Listening to Climate Change

Josh Wallace

WINNER OF A 2019 CANADIAN ARCHITECT STUDENT AWARD OF EXCELLENCE

Josh Wallace, Carleton University
Advisor: Catherine Bonier

Field research for the project included recording the sounds of a glacier

Climate change is often seen as an abstract phenomenon that occasionally manifests in fragments of local weather. But could it also become a cultural object? How could the medium of sound allow climate change to be woven into human imagination and memory?

This thesis explores these questions by blurring the lines between human-made music and environmentally produced sound. The research phase included recording the sounds produced by the shifting Athabasca Glacier, and visually cataloguing these recordings alongside human music. Human-produced music is often tonal and rhythmic, with consistent boundaries and divisions. Environmentally produced sound is often atonal and arhythmic, with an enormous range and granularity of frequencies and frequency relationships.

Polar spectrograms show the differences between human-produced music and sounds from the natural world.

The author then turned to designing a series of environmentally activated instruments to allow participants to interface with the climate. A Glacier Accordion, anchored to the shifting ground of the Athabasca Glacier, is “played” by the movement of wind through a series of membranes. The instrument is operated both by humans, who can tune the membranes by adjusting cranks and pulley, and by the glacier, whose movement changes the instrument’s geometry. In this new method of music-making, the non-human climate is as much an active participant as the human.

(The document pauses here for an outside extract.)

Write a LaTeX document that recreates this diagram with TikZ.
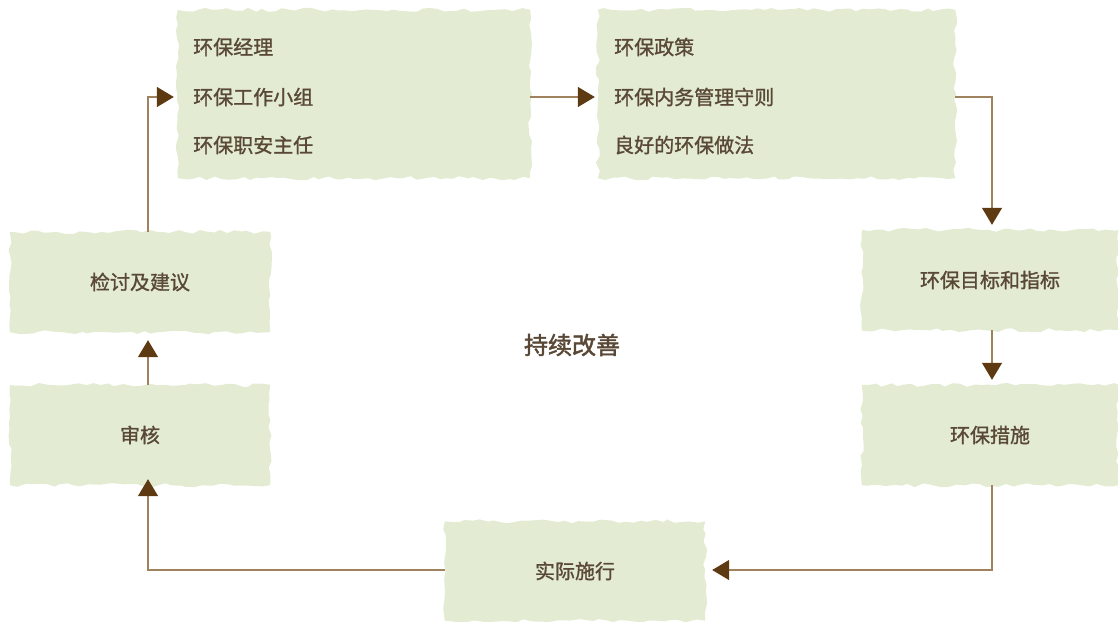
\documentclass[tikz,border=0pt]{standalone}
\usepackage{fontspec}
\newfontfamily\cjk{Noto Sans CJK SC}[FakeBold=1.2]
\newfontfamily\cjkb{Noto Sans CJK SC}[FakeBold=2]
\usetikzlibrary{arrows.meta,decorations.pathmorphing,backgrounds}
\definecolor{boxgreen}{HTML}{E3ECD2}
\definecolor{txtbrown}{HTML}{5A4836}
\definecolor{linebrown}{HTML}{A0825F}
\definecolor{tipbrown}{HTML}{5E3A12}
\tikzset{
  box/.style={minimum width=#1, inner sep=0pt, font=\cjk\fontsize{20}{24}\selectfont, text=txtbrown},
  line/.style={txtbrown, text=txtbrown, font=\cjk\fontsize{20}{24}\selectfont, anchor=west, inner sep=0pt},
  rough/.style={fill=boxgreen, decorate, decoration={random steps, segment length=7pt, amplitude=2pt}},
  conn/.style={draw=linebrown, line width=1.4pt, -{Triangle[length=17pt,width=20pt,color=tipbrown]}},
}
\begin{document}
\begin{tikzpicture}[x=1pt,y=-1pt]
\pgfmathsetseed{7}
\useasboundingbox (0,0) rectangle (1118,621);
% boxes
\node[box=352pt, minimum height=168pt] (A) at (354,94) {};
\node[box=357pt, minimum height=168pt] (B) at (776.5,94) {};
\node[box=256pt, minimum height=100pt] (C) at (990,280) {环保目标和指标};
\node[box=256pt, minimum height=100pt] (D) at (990,435) {环保措施};
\node[box=260pt, minimum height=99pt] (E) at (575,571) {实际施行};
\node[box=260pt, minimum height=100pt] (F) at (140,435) {审核};
\node[box=260pt, minimum height=100pt] (G) at (140,282) {检讨及建议};
% list texts
\node[line] (a1) at (193,47) {环保经理};
\node[line] (a2) at (193,97) {环保工作小组};
\node[line] (a3) at (193,145) {环保职安主任};
\node[line] (b1) at (614,47) {环保政策};
\node[line] (b2) at (614,97) {环保内务管理守则};
\node[line] (b3) at (614,145) {良好的环保做法};
% centre
\node[font=\cjkb\fontsize{24}{28}\selectfont, text=txtbrown] (M) at (572,345) {持续改善};
% rough backgrounds
\begin{scope}[on background layer]
\foreach \n in {A,B,C,D,E,F,G}{
  \path[rough] (\n.south west) rectangle (\n.north east);
}
\end{scope}
% connectors
\draw[conn] ([xshift=8pt]G.north) |- ([xshift=-4pt]A.west |- a2.west);
\draw[conn] (A.east |- a2.west) -- ([xshift=-3pt]B.west |- b2.west);
\draw[conn] (B.east |- b2.west) -| ([xshift=2pt,yshift=5pt]C.north);
\draw[conn] ([xshift=2pt]C.south) -- ([xshift=2pt,yshift=5pt]D.north);
\draw[conn] ([xshift=2pt]D.south) |- ([xshift=7pt,yshift=1pt]E.east);
\draw[conn] ([yshift=1pt]E.west) -| ([xshift=8pt,yshift=6pt]F.south);
\draw[conn] ([xshift=8pt]F.north) -- ([xshift=8pt,yshift=-8pt]G.south);
\end{tikzpicture}
\end{document}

Anchored into the Athabasca Glacier, the Glacier Accordion yields sound from the wind and shifting ground plane, as well as from human tuning using turn-cranks.

The instruments aim to create a visceral knowledge of climate realities. Players engaging these new devices and landscapes must listen and adapt, letting go of accepted musical norms to incorporate the climate’s sonic language into their musical sensibilities. It is anticipated that this “letting go” may aid in the necessary philosophical shift towards adapting to a new climate paradigm.

Jury Comments

Rami Bebawi :: This project is amazing in telling us to remember the melting glaciers through sound. It is valuable that a more sensorial approach to space is created to transmit an experience of memory.

Joe Lobko :: This project is about the engagement of senses, being in the moment, the awareness of place and most importantly giving voice to climate change. The imagery is seductive. Can’t wait to hear it.

Cindy Wilson :: The sound recording and accompanying graphic representations are a connection to climate change I have never considered before. It could be an interesting way of connecting numerical data to our senses.